← Back to context

Comment by toast0

14 hours ago

I've only done a little prototyping with it, but io_uring addresses the same issue as DPDK, but in a totally different way. If you want high perf, you want to avoid context switches between userland and kernelland; you have DPDK which brings the NIC buffers into userland and bypasses the kernel, you have things like sendfile and kTLS which lets the kernel do most of the work and bypasses userland; and you have io_uring which lets you do the same syscalls as you're doing now, but a) in a batch format, b) also in a continuous form with a submission queue thing.

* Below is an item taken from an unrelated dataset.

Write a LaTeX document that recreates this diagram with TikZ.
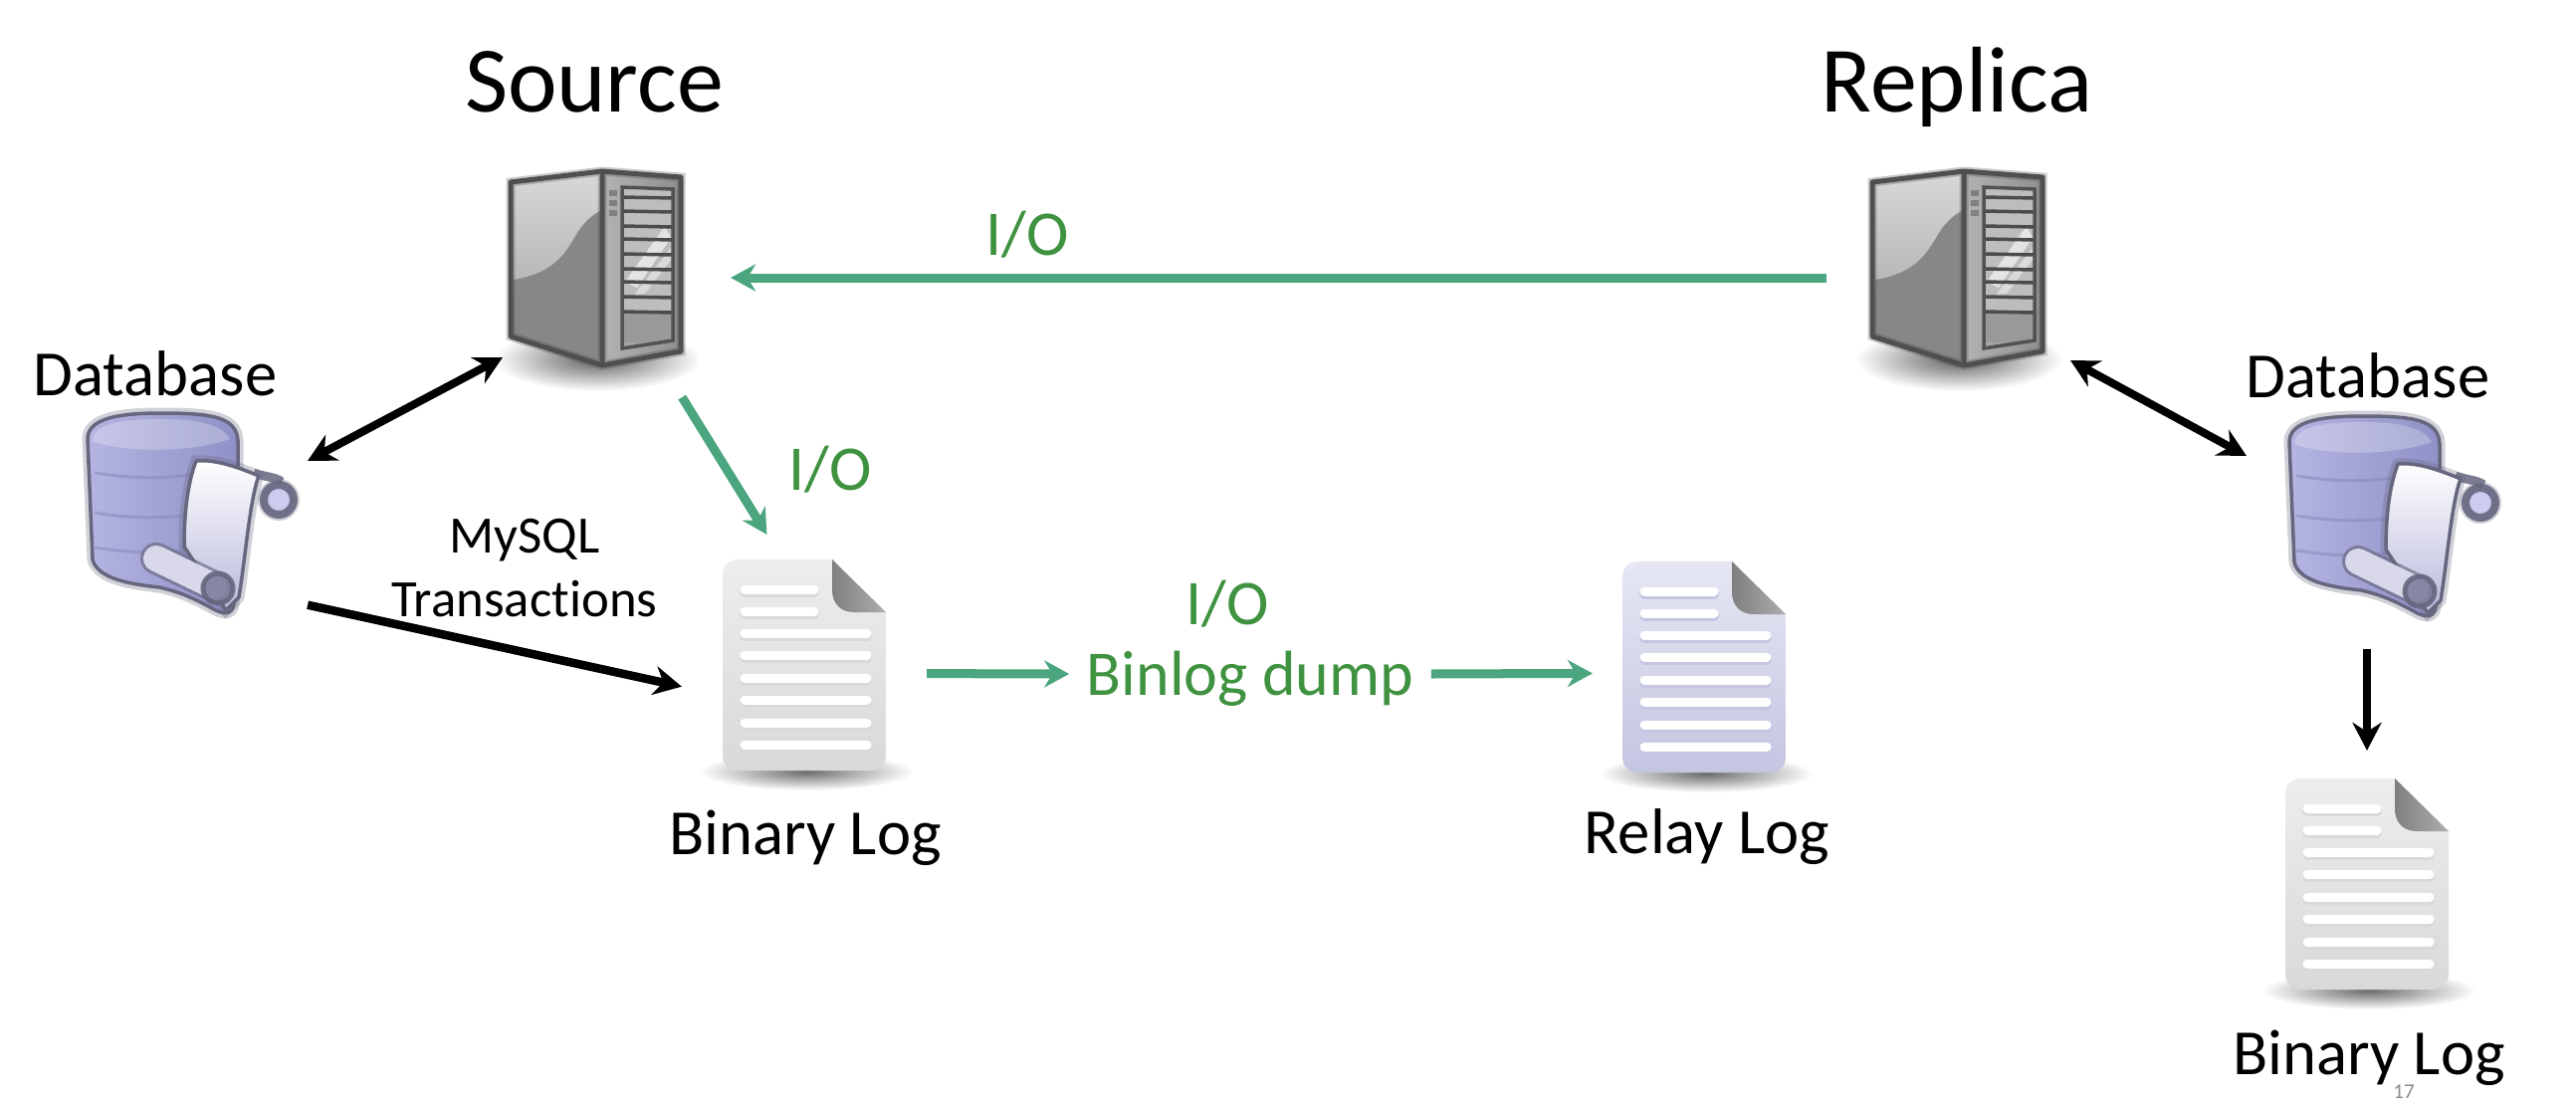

I think it's easier to reach for io_uring than DPDK, but it might not get you as far as DPDK; you're still communicating between kernel and userland, but it's better than normal syscalls.

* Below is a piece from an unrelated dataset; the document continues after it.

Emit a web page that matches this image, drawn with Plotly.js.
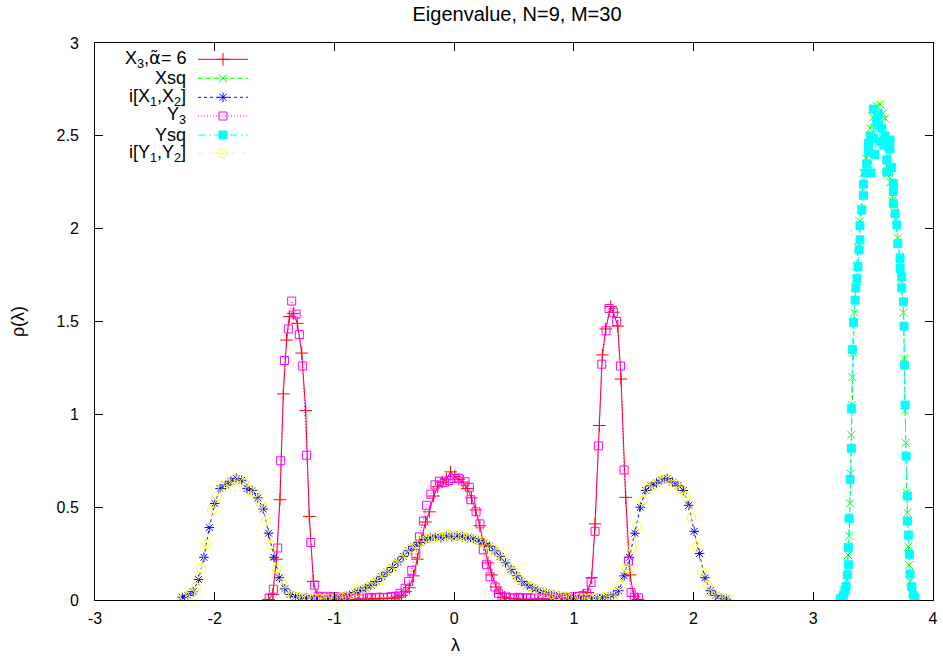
<!DOCTYPE html>
<html>
<head>
<meta charset="utf-8">
<script src="https://cdn.plot.ly/plotly-3.0.1.min.js"></script>
<style>
html,body{margin:0;padding:0;background:#fff;}
#chart{width:943px;height:659px;}
</style>
</head>
<body>
<div id="chart"></div>
<script>
// ---- data ----
const seriesNames = ["X<sub>3</sub>,<span style=\"font-family:DejaVu Sans\">α̃</span>= 6", "Xsq", "i[X<sub>1</sub>,X<sub>2</sub>]", "Y<sub>3</sub>", "Ysq", "i[Y<sub>1</sub>,Y<sub>2</sub>]"];

const xX3 = [-1.55,-1.515,-1.485,-1.455,-1.427,-1.40,-1.377,-1.343,-1.31,-1.273,-1.24,-1.21,-1.176,-1.145,-1.10,-1.04,-0.98,-0.92,-0.86,-0.80,-0.74,-0.68,-0.62,-0.56,-0.50,-0.47,-0.44,-0.405,-0.374,-0.34,-0.307,-0.272,-0.24,-0.207,-0.172,-0.137,-0.10,-0.065,-0.029,0.005,0.04,0.075,0.11,0.145,0.18,0.215,0.25,0.283,0.314,0.35,0.385,0.42,0.46,0.52,0.58,0.64,0.70,0.76,0.82,0.88,0.94,1.00,1.05,1.08,1.115,1.149,1.177,1.213,1.238,1.266,1.308,1.33,1.367,1.394,1.433,1.47,1.50,1.535];
const yX3 = [0.003,0.03,0.22,0.54,1.11,1.40,1.526,1.544,1.49,1.33,1.02,0.45,0.10,0.02,0.008,0.005,0.004,0.004,0.005,0.004,0.005,0.005,0.006,0.008,0.01,0.015,0.025,0.045,0.066,0.13,0.22,0.32,0.42,0.475,0.56,0.61,0.635,0.65,0.69,0.665,0.65,0.635,0.60,0.55,0.485,0.40,0.30,0.20,0.135,0.07,0.035,0.015,0.008,0.005,0.004,0.004,0.005,0.004,0.004,0.005,0.006,0.01,0.015,0.02,0.04,0.12,0.41,0.94,1.32,1.46,1.58,1.55,1.475,1.19,0.553,0.135,0.02,0.003];

const xXsq = [3.23,3.25,3.265,3.28,3.29,3.30,3.307,3.312,3.318,3.321,3.328,3.335,3.343,3.352,3.362,3.375,3.39,3.40,3.419,3.44,3.46,3.475,3.50,3.53,3.56,3.58,3.60,3.614,3.627,3.645,3.662,3.677,3.69,3.705,3.72,3.735,3.753,3.76,3.766,3.772,3.78,3.786,3.794,3.80,3.81,3.825,3.845];
const yXsq = [0.008,0.025,0.05,0.11,0.242,0.345,0.52,0.68,0.89,1.05,1.20,1.33,1.547,1.69,1.80,1.90,2.04,2.11,2.30,2.38,2.45,2.54,2.60,2.66,2.67,2.62,2.594,2.29,2.333,2.25,2.15,2.09,2.046,1.95,1.85,1.72,1.547,1.30,1.02,0.847,0.578,0.47,0.287,0.188,0.10,0.04,0.01];

const xIX = [-2.27,-2.225,-2.18,-2.135,-2.09,-2.045,-2.00,-1.955,-1.91,-1.865,-1.82,-1.775,-1.73,-1.685,-1.64,-1.595,-1.55,-1.505,-1.46,-1.415,-1.37,-1.325,-1.28,-1.235,-1.19,-1.145,-1.10,-1.055,-1.01,-0.965,-0.92,-0.875,-0.83,-0.785,-0.74,-0.695,-0.65,-0.605,-0.56,-0.515,-0.47,-0.425,-0.38,-0.335,-0.29,-0.245,-0.20,-0.155,-0.11,-0.065,-0.02,0.025,0.07,0.115,0.16,0.205,0.25,0.295,0.34,0.385,0.43,0.475,0.52,0.565,0.61,0.655,0.70,0.745,0.79,0.835,0.88,0.925,0.97,1.015,1.06,1.105,1.15,1.195,1.24,1.285,1.33,1.375,1.42,1.465,1.51,1.555,1.60,1.645,1.69,1.735,1.78,1.825,1.87,1.915,1.96,2.005,2.05,2.095,2.14,2.185,2.23,2.275];
const yIX = [0.015,0.025,0.045,0.11,0.23,0.39,0.52,0.60,0.62,0.64,0.655,0.645,0.60,0.59,0.55,0.49,0.36,0.23,0.12,0.06,0.03,0.018,0.012,0.01,0.008,0.007,0.006,0.006,0.008,0.012,0.018,0.028,0.04,0.05,0.065,0.08,0.10,0.125,0.15,0.175,0.205,0.235,0.265,0.29,0.31,0.325,0.335,0.34,0.335,0.345,0.34,0.345,0.34,0.335,0.33,0.32,0.305,0.29,0.265,0.235,0.20,0.165,0.13,0.10,0.08,0.065,0.05,0.04,0.033,0.028,0.022,0.018,0.014,0.01,0.008,0.008,0.009,0.011,0.013,0.018,0.027,0.05,0.13,0.23,0.36,0.50,0.59,0.615,0.63,0.645,0.655,0.635,0.615,0.59,0.51,0.37,0.25,0.12,0.05,0.025,0.01,0.005];

const xY3 = [-1.545,-1.51,-1.474,-1.449,-1.418,-1.385,-1.357,-1.32,-1.293,-1.265,-1.232,-1.198,-1.168,-1.135,-1.10,-1.066,-1.032,-0.998,-0.964,-0.93,-0.896,-0.862,-0.828,-0.794,-0.76,-0.726,-0.692,-0.658,-0.624,-0.59,-0.556,-0.522,-0.488,-0.452,-0.41,-0.38,-0.354,-0.32,-0.29,-0.257,-0.23,-0.195,-0.16,-0.123,-0.082,-0.043,-0.001,0.041,0.091,0.127,0.139,0.183,0.216,0.244,0.27,0.30,0.342,0.37,0.40,0.434,0.468,0.502,0.536,0.57,0.604,0.638,0.672,0.706,0.74,0.774,0.808,0.842,0.876,0.91,0.944,0.978,1.012,1.046,1.08,1.108,1.144,1.177,1.205,1.233,1.269,1.294,1.33,1.358,1.389,1.42,1.456,1.478,1.505,1.54];
const yY3 = [0.01,0.058,0.28,0.75,1.29,1.46,1.61,1.54,1.43,1.26,0.78,0.31,0.08,0.02,0.015,0.02,0.012,0.018,0.01,0.015,0.012,0.01,0.014,0.01,0.012,0.015,0.01,0.012,0.015,0.012,0.014,0.018,0.02,0.036,0.063,0.10,0.16,0.25,0.34,0.425,0.51,0.57,0.62,0.64,0.634,0.643,0.655,0.655,0.637,0.607,0.54,0.475,0.41,0.27,0.19,0.125,0.07,0.036,0.02,0.015,0.012,0.01,0.014,0.01,0.012,0.01,0.013,0.01,0.012,0.01,0.014,0.012,0.01,0.013,0.015,0.012,0.018,0.02,0.025,0.036,0.095,0.37,0.83,1.27,1.45,1.57,1.55,1.50,1.26,0.70,0.21,0.04,0.015,0.012];

const xYsq = [3.225,3.24,3.252,3.265,3.274,3.285,3.293,3.293,3.299,3.307,3.318,3.318,3.326,3.335,3.349,3.356,3.365,3.373,3.383,3.39,3.39,3.405,3.419,3.419,3.435,3.447,3.46,3.46,3.475,3.483,3.502,3.502,3.516,3.53,3.544,3.544,3.558,3.572,3.586,3.60,3.614,3.614,3.627,3.641,3.641,3.655,3.669,3.669,3.669,3.684,3.698,3.706,3.725,3.725,3.739,3.739,3.753,3.758,3.761,3.766,3.775,3.786,3.786,3.794,3.803,3.808,3.822,3.836,3.85];
const yYsq = [0.005,0.012,0.027,0.05,0.072,0.135,0.19,0.284,0.44,0.65,0.817,1.03,1.35,1.495,1.615,1.68,1.732,1.795,1.885,1.94,2.016,2.10,2.18,2.24,2.30,2.35,2.414,2.46,2.50,2.30,2.487,2.644,2.40,2.58,2.615,2.558,2.47,2.54,2.45,2.50,2.37,2.306,2.44,2.477,2.43,2.33,2.244,2.2,2.136,2.08,2.02,1.92,1.84,1.786,1.741,1.68,1.606,1.475,1.265,1.05,0.775,0.56,0.425,0.35,0.246,0.14,0.072,0.027,0.01];

const xIY = [-2.248,-2.203,-2.158,-2.113,-2.068,-2.023,-1.978,-1.933,-1.888,-1.843,-1.798,-1.753,-1.708,-1.663,-1.618,-1.573,-1.528,-1.483,-1.438,-1.393,-1.348,-1.303,-1.258,-1.213,-1.168,-1.123,-1.078,-1.033,-0.988,-0.943,-0.898,-0.853,-0.808,-0.763,-0.718,-0.673,-0.628,-0.583,-0.538,-0.493,-0.448,-0.403,-0.358,-0.313,-0.268,-0.223,-0.178,-0.133,-0.088,-0.043,0.002,0.047,0.092,0.137,0.182,0.227,0.272,0.317,0.362,0.407,0.452,0.497,0.542,0.587,0.632,0.677,0.722,0.767,0.812,0.857,0.902,0.947,0.992,1.037,1.082,1.127,1.172,1.217,1.262,1.307,1.352,1.397,1.442,1.487,1.532,1.577,1.622,1.667,1.712,1.757,1.802,1.847,1.892,1.937,1.982,2.027,2.072,2.117,2.162,2.207,2.252,2.297];
const yIY = [0.02,0.03,0.07,0.17,0.30,0.48,0.56,0.61,0.625,0.65,0.64,0.63,0.59,0.58,0.52,0.43,0.30,0.17,0.09,0.045,0.025,0.016,0.012,0.01,0.009,0.008,0.008,0.009,0.01,0.014,0.02,0.032,0.045,0.058,0.072,0.09,0.11,0.14,0.165,0.19,0.22,0.25,0.28,0.30,0.315,0.33,0.335,0.345,0.34,0.35,0.345,0.35,0.34,0.335,0.325,0.315,0.30,0.28,0.255,0.22,0.185,0.15,0.115,0.09,0.072,0.058,0.045,0.037,0.03,0.025,0.02,0.016,0.012,0.01,0.009,0.009,0.01,0.012,0.016,0.022,0.04,0.08,0.17,0.28,0.40,0.535,0.60,0.62,0.64,0.65,0.645,0.625,0.60,0.556,0.445,0.287,0.153,0.08,0.035,0.015,0.008,0.004];

const xTicks = [-3,-2,-1,0,1,2,3,4];
const xTickText = ["-3","-2","-1","0","1","2","3","4"];
const yTicks = [0,0.5,1,1.5,2,2.5,3];
const yTickText = ["0","0.5","1","1.5","2","2.5","3"];

// ---- styles ----
const FONT = "Liberation Sans, Arial, sans-serif";
const L = 95, R = 933, T = 43, B = 600;
const px2x = p => (p - L) / (R - L);
const px2y = p => (B - p) / (B - T);
const rowsPx = [59.3, 78.3, 97.3, 116, 135, 153.3];
const legendIds = ["legend", "legend2", "legend3", "legend4", "legend5", "legend6"];

function tr(i, x, y, color, dash, symbol, msize) {
  return {
    x: x, y: y, type: "scatter", mode: "lines+markers", name: " ",
    legend: legendIds[i], showlegend: true,
    line: {color: color, width: 1, dash: dash},
    marker: {symbol: symbol, size: msize, color: color, line: {color: color, width: 1}}
  };
}
const data = [
  tr(0, xX3, yX3, "#ff0000", "solid", "cross-thin-open", 9),
  tr(1, xXsq, yXsq, "#00ff00", "5px,3px", "x-thin-open", 8),
  tr(2, xIX, yIX, "#0000ff", "3px,3px", "asterisk-open", 8),
  tr(3, xY3, yY3, "#ff00ff", "1px,2px", "square-open", 8),
  tr(4, xYsq, yYsq, "#00ffff", "8px,3px,2px,3px", "square", 8),
  tr(5, xIY, yIY, "#ffff00", "4px,3px,1px,3px", "circle-open", 9)
];

const annotations = seriesNames.map((t, i) => ({
  text: t, showarrow: false, xref: "paper", yref: "paper",
  x: px2x(188), y: px2y(rowsPx[i]),
  xanchor: "right", yanchor: "middle",
  font: {family: FONT, size: 18, color: "#000"}
}));
annotations.push({
  text: "λ", showarrow: false, xref: "paper", yref: "paper",
  x: px2x(455), y: px2y(645), xanchor: "center", yanchor: "middle",
  font: {family: FONT, size: 18, color: "#000"}
});

const layout = {
  width: 943, height: 659,
  margin: {l: L, r: 943 - R, t: T, b: 659 - B, pad: 0},
  paper_bgcolor: "#fff", plot_bgcolor: "#fff",
  showlegend: true,
  title: {text: "Eigenvalue, N=9, M=30", x: 517 / 943, xref: "container", xanchor: "center",
          y: 1 - 14 / 659, yref: "container", yanchor: "middle",
          font: {family: FONT, size: 20, color: "#000"}},
  xaxis: {range: [-3, 4], tickvals: xTicks, ticktext: xTickText, ticks: "inside", ticklen: 8,
          tickcolor: "#000", showline: true, linecolor: "#000", linewidth: 1, mirror: "ticks",
          showgrid: false, zeroline: false, automargin: false, ticklabelstandoff: 4,
          tickfont: {family: FONT, size: 16, color: "#000"}},
  yaxis: {range: [0, 3], tickvals: yTicks, ticktext: yTickText, ticks: "inside", ticklen: 8,
          tickcolor: "#000", showline: true, linecolor: "#000", linewidth: 1, mirror: "ticks",
          showgrid: false, zeroline: false, automargin: false, ticklabelstandoff: 12,
          tickfont: {family: FONT, size: 16, color: "#000"},
          title: {text: "ρ(λ)", font: {family: FONT, size: 18, color: "#000"}, standoff: 27}},
  annotations: annotations
};
legendIds.forEach((id, i) => {
  layout[id] = {x: px2x(193), y: px2y(rowsPx[i]), xanchor: "left", yanchor: "middle",
                bgcolor: "rgba(0,0,0,0)", borderwidth: 0,
                font: {family: FONT, size: 12}, itemwidth: 50};
});

Plotly.newPlot("chart", data, layout, {staticPlot: true, displayModeBar: false});
</script>
</body>
</html>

> Can you get similar performance with QUIC?

I don't know that I've seen benchmarks, but I'd be surprised if you can get similar performance with QUIC. TCP has decades of optimization that you can lean on, UDP for bulk transfer really doesn't. For a lot of applications, server performance from QUIC vs TCP+TLS isn't a big deal, because you'll spend much more server performance on computing what to send than on sending it... For static file serving, I'd be surprised if QUIC is actually competitive, but it still might not be a big deal if your server is overpowered and can hit the NIC limits with either.

It is fairly straightforward to implement QUIC transport at ~100 Gb/s per core without encryption which is comparable or better than TCP. With encryption, every protocol will bottleneck on the encryption and only get a mere 40-50 Gb/s per core unless you have dedicated crypto offload hardware.

However, the highest performance public QUIC implementation benchmarks only get ~10 Gb/s per core. It is unclear to me if this is due to slow QUIC implementations or poor UDP stacks with inadequate buffering and processing.